# mail:visibilité des couriers arrivés



## poussvite (16 Janvier 2011)

jour,
Je découvre qu'à la différence de MAIL sur osx snowléo,
 sur ipad, s'affiche -sous forme d'un ou plusieurs pointsbleu +unchiffre?- les mails tombés dans la boîte "réception"
si un mail arrive dans une sous boîte de réception-disons "factures"-cet arrivage n'est pas annoncée visuellement alors que sous osx elle l'est .
avec l'ipad il me faut donc,sachant qu'un mail est arrivé,ouvrir mes sous-dossiers de ma boîte de réception une à une! 
je trouve cela bien ennuyeux!
qu'en pensez-vous,je rêve?


----------



## Mouette94 (18 Janvier 2011)

Ah ! Qu'est-ce qu'une sous-boîte de réception ? C'est peut-être ce que je cherche. 

Merci pour ta réponse.


----------



## poussvite (18 Janvier 2011)

Je m'exprime mal!
C'est une autre boite de réception tout simplement
Par ex dans la boite factures se retrouvent uniquement Grace à une règle, mes factures!
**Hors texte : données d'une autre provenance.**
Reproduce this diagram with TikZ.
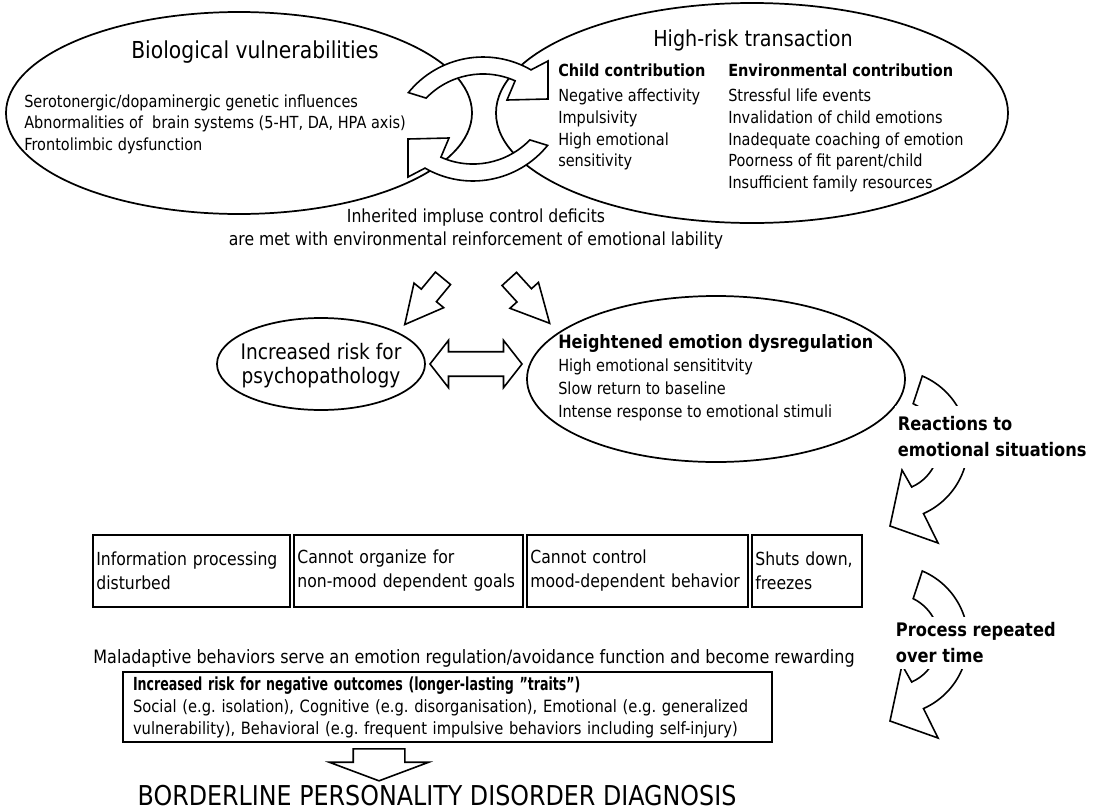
\documentclass[tikz,border=0pt]{standalone}
\usepackage{fontspec}
\setmainfont{DejaVu Sans}[FakeStretch=0.87]
\newfontfamily\narrowfont{DejaVu Sans}[FakeStretch=0.7]
\usetikzlibrary{shapes.geometric,shapes.arrows}

\begin{document}
\frenchspacing
\begin{tikzpicture}[x=0.75pt,y=-0.75pt,
  oval/.style={draw, ellipse, line width=1.3pt, inner sep=0pt},
  txt/.style={inner sep=0pt, align=left, font=\fontsize{12.5}{16.3}\selectfont},
  band/.style={draw, fill=white, line width=1.2pt},
  fat/.style={single arrow, draw, fill=white, line width=1.2pt, inner xsep=0pt},
  lbl/.style={fill=white, inner xsep=2pt, inner ysep=8pt, align=left, font=\fontsize{14}{19.5}\selectfont\bfseries},
  outbox/.style={draw, line width=1.4pt, minimum height=54pt, inner xsep=2.5pt, align=left, font=\fontsize{13.5}{18}\selectfont}]
\fill[white] (0,0) rectangle (1097,811);
\useasboundingbox (0,0) rectangle (1097,811);

% the two top ellipses
\node[oval, minimum width=349.5pt, minimum height=151.5pt] (bio) at (239,113) {};
\node[oval, minimum width=384pt, minimum height=165pt] (trans) at (752,113) {};

% circular arrows between them
\draw[band] (408.4,92.6) arc[start angle=219, end angle=300, radius=96] -- (548,61) -- (548,99) -- (507,100) -- (515.1,80.8) arc[start angle=294, end angle=224, radius=79] -- cycle;
\draw[band, rotate around={180:(478,119)}] (408.4,92.6) arc[start angle=219, end angle=300, radius=96] -- (548,61) -- (548,99) -- (507,100) -- (515.1,80.8) arc[start angle=294, end angle=224, radius=79] -- cycle;

\node[font=\fontsize{17.5}{20}\selectfont] (biotitle) at (255,52) {Biological vulnerabilities};
\node[txt, anchor=west, font=\fontsize{12.5}{16.1}\selectfont] (biolist) at (24,124) {Serotonergic/dopaminergic genetic influences\\Abnormalities of \ brain systems (5-HT, DA, HPA axis)\\Frontolimbic dysfunction};
\node[font=\fontsize{16.5}{19}\selectfont] (transtitle) at (753,40) {High-risk transaction};
\node[txt, anchor=west] (child) at (558,117) {{\bfseries Child contribution}\\[2.5pt]Negative affectivity\\Impulsivity\\High emotional\\sensitivity};
\node[txt, anchor=west] (env) at (728,128) {{\bfseries Environmental contribution}\\[2.5pt]Stressful life events\\Invalidation of child emotions\\Inadequate coaching of emotion\\Poorness of fit parent/child\\Insufficient family resources};

\node[align=center, inner sep=0pt, font=\fontsize{13.5}{17.25}\selectfont] (inherit) at (476,229) {Inherited impluse control deficits\\are met with environmental reinforcement of emotional lability};

% block arrows down
\node[fat, minimum height=45pt, inner ysep=6.75pt, single arrow head extend=7.1pt, single arrow tip angle=54, rotate=-129.6] (toRisk) at (430,294) {};
\node[fat, minimum height=45pt, inner ysep=6.75pt, single arrow head extend=7.1pt, single arrow tip angle=54, rotate=-47.7] (toDysreg) at (523,294) {};

% middle ellipses
\node[oval, minimum width=156pt, minimum height=69pt] (risk) at (321,364) {};
\node[align=center, inner sep=0pt, font=\fontsize{16}{18}\selectfont] (risktext) at (321,366) {Increased risk for\\psychopathology};
\node[oval, minimum width=283.5pt, minimum height=124.5pt] (dysreg) at (716,379) {};
\node[txt, anchor=west, font=\fontsize{12.5}{17.25}\selectfont] (dysregtext) at (558,378) {{\fontsize{13.8}{16}\selectfont\bfseries Heightened emotion dysregulation}\\High emotional sensititvity\\Slow return to baseline\\Intense response to emotional stimuli};
\node[double arrow, draw, fill=white, line width=1.2pt, inner xsep=0pt, inner ysep=8.6pt, double arrow head extend=8.6pt, double arrow tip angle=104, minimum height=69pt] (linkRD) at (476,364) {};

% curved arrows on the right
\draw[band] (922.3,376) arc[start angle=-67, end angle=66, radius=75] -- (938,543) -- (890,526) -- (902,470) -- (911.7,487) arc[start angle=66, end angle=-64, radius=46] -- cycle;
\draw[band, shift={(0,195)}] (922.3,376) arc[start angle=-67, end angle=66, radius=75] -- (938,543) -- (890,526) -- (902,470) -- (911.7,487) arc[start angle=66, end angle=-64, radius=46] -- cycle;
\node[lbl, anchor=west] (react) at (895,437) {Reactions to\\emotional situations};
\node[lbl, anchor=west, inner ysep=4pt] (repeat) at (893,643) {Process repeated\\over time};

% row of boxes
\node[outbox, text width=142.75pt] (info) at (191.5,571) {Information processing\\disturbed};
\node[outbox, text width=166.75pt] (goals) at (408.5,571) {Cannot organize for\\non-mood dependent goals};
\node[outbox, text width=160.75pt] (mood) at (637.5,571) {Cannot control\\mood-dependent behavior};
\node[outbox, text width=77.5pt] (freeze) at (807,571) {Shuts down,\\freezes};

\node[font=\fontsize{13.8}{16}\selectfont] (reward) at (474,658) {Maladaptive behaviors serve an emotion regulation/avoidance function and become rewarding};

\node[draw, line width=1.4pt, minimum height=52.5pt, inner xsep=7.5pt, text width=471.75pt, align=left, font=\fontsize{12.7}{16.5}\selectfont] (outcome) at (447.5,707) {{\fontsize{13.5}{16}\narrowfont\bfseries Increased risk for negative outcomes (longer-lasting ”traits”)}\\Social (e.g. isolation), Cognitive (e.g. disorganisation), Emotional (e.g. generalized\\vulnerability), Behavioral (e.g. frequent impulsive behaviors including self-injury)};

\node[fat, rotate=-90, minimum height=24pt, inner ysep=18.75pt, single arrow head extend=18pt, single arrow tip angle=139] (toBPD) at (379,760) {};
\node[font=\fontsize{20.5}{24}\selectfont] (bpd) at (437,796) {BORDERLINE PERSONALITY DISORDER DIAGNOSIS};
\end{tikzpicture}
\end{document}
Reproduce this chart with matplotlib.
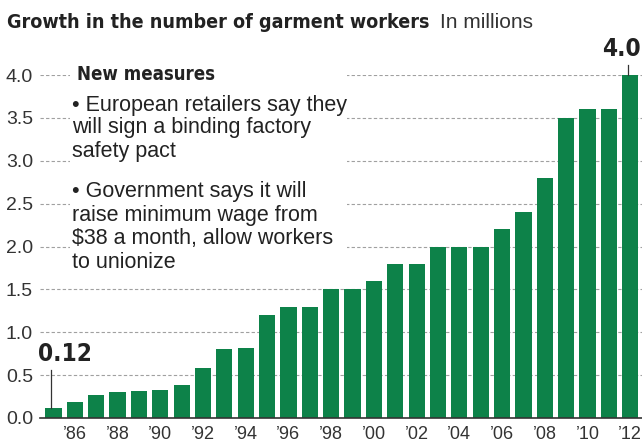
import matplotlib
matplotlib.use("Agg")
import matplotlib.pyplot as plt
from matplotlib.patches import Rectangle
from matplotlib import font_manager
from matplotlib.font_manager import FontProperties

# Garment workers in Bangladesh, millions, 1985-2012
years = list(range(1985, 2013))
workers = [0.12, 0.19, 0.27, 0.30, 0.31, 0.33, 0.39, 0.58, 0.80, 0.82,
           1.20, 1.29, 1.30, 1.50, 1.50, 1.60, 1.80, 1.80, 2.00, 2.00,
           2.00, 2.20, 2.40, 2.80, 3.50, 3.60, 3.60, 4.00]
tick_years = list(range(1986, 2013, 2))
tick_labels = ["\u2019%02d" % (y % 100) for y in tick_years]
y_ticks = [0.0, 0.5, 1.0, 1.5, 2.0, 2.5, 3.0, 3.5, 4.0]

title = "Growth in the number of garment workers"
subtitle = "In millions"
note_head = "New measures"
note_lines = ["\u2022 European retailers say they",
              "will sign a binding factory",
              "safety pact",
              "\u2022 Government says it will",
              "raise minimum wage from",
              "$38 a month, allow workers",
              "to unionize"]

body = "Liberation Sans"


def condensed_bold():
    """Pick a narrow/condensed bold face if one is installed."""
    prefs = ["LiberationSansNarrow-Bold", "DejaVuSansCondensed-Bold",
             "NotoSans-CondensedBold", "Roboto_Condensed-Bold",
             "RobotoCondensed-Bold", "OpenSans-CondensedBold"]
    files = [f.fname for f in font_manager.fontManager.ttflist]
    for p in prefs:
        for fn in files:
            if p.lower() in fn.lower().replace(" ", ""):
                return FontProperties(fname=fn)
    for fn in files:
        low = fn.lower()
        if ("condensed" in low or "narrow" in low) and "bold" in low and "italic" not in low and "oblique" not in low:
            return FontProperties(fname=fn)
    return FontProperties(family=body, weight="bold")


COND = condensed_bold()


def cprops(size):
    fp = COND.copy()
    fp.set_size(size)
    return fp


GREEN = "#0d8249"
TXT = "#222222"
GREY = "#333333"

W, H = 642, 443
fig = plt.figure(figsize=(W / 100, H / 100), dpi=100)
fig.patch.set_facecolor("white")


def fx(px):
    return px / W


def fy(py):
    return 1 - py / H


# axes: left edge 40px, baseline 418px, 4.0 line at 75px
ax = fig.add_axes([fx(40), fy(418), fx(642) - fx(40), fy(75) - fy(418)])
x = list(range(len(years)))
ax.bar(x, workers, width=0.76, color=GREEN, zorder=3)
ax.set_xlim(-0.63, len(years) - 1 + 0.55)
ax.set_ylim(0, 4.0)

for s in ["top", "right", "left"]:
    ax.spines[s].set_visible(False)
ax.spines["bottom"].set_color(GREY)
ax.spines["bottom"].set_linewidth(1.2)
ax.spines["bottom"].set_zorder(4)

ax.set_yticks(y_ticks)
ax.set_yticklabels(["%.1f" % v for v in y_ticks], fontsize=14, color=GREY,
                   family=body)
ax.tick_params(axis="y", length=0, pad=5)
ax.set_xticks([years.index(y) for y in tick_years])
ax.set_xticklabels(tick_labels, fontsize=13, color=GREY, family=body)
ax.tick_params(axis="x", length=0, pad=6)

ax.yaxis.grid(True, linestyle=(0, (3, 2)), color="#a0a0a0", linewidth=0.8, zorder=1)
ax.set_axisbelow(True)

# white panel behind the notes
ax.add_patch(Rectangle((fx(70), fy(276)), fx(347) - fx(70), fy(62) - fy(276),
                       transform=fig.transFigure, facecolor="white",
                       edgecolor="none", zorder=2))

# value callouts
i0 = 0
ax.plot([i0 - 0.1, i0 - 0.1], [workers[i0], 0.56], color=GREY, lw=0.9,
        zorder=4, clip_on=False)
ax.text(-0.74, 0.61, "%.2f" % workers[i0], fontproperties=cprops(17.5),
        color=TXT, ha="left", va="bottom")
iN = len(workers) - 1
ax.plot([iN - 0.1, iN - 0.1], [workers[iN], workers[iN] + 0.12], color=GREY,
        lw=0.9, zorder=4, clip_on=False)
ax.text(0.997, workers[iN] + 0.16, "%.1f" % workers[iN], fontproperties=cprops(17.5),
        color=TXT, ha="right", va="bottom", clip_on=False,
        transform=ax.get_yaxis_transform())

# title
fig.text(fx(7), fy(22), title, fontproperties=cprops(14.1), color=TXT,
         ha="left", va="center")
fig.text(fx(440), fy(22), subtitle, fontsize=15, family=body, color=GREY,
         ha="left", va="center")

# notes
fig.text(fx(77), fy(75), note_head, fontproperties=cprops(13.4), color=TXT,
         ha="left", va="center", zorder=5)
note_y = [105, 128, 152, 192, 215, 239, 262]
for line, py in zip(note_lines, note_y):
    fig.text(fx(72), fy(py), line, fontsize=15.5, family=body, color=TXT,
             ha="left", va="center", zorder=5)

fig.savefig("out.png", dpi=100, facecolor="white")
---------- Nouveau message ajouté à 14h16 ---------- Le message précédent a été envoyé à 14h12 ----------

poussvite	 Je m'exprime mal!
C'est une autre boite de réception tout simplement
Par ex dans la boite factures se retrouvent uniquement Grace à une règle, mes factures!


----------



## Mouette94 (18 Janvier 2011)

C'était un peu ma question : mais le système de règles dont tu parles, c'est dans ton Mac, n'est-ce pas ? Pas dans le mail de liPad ?


----------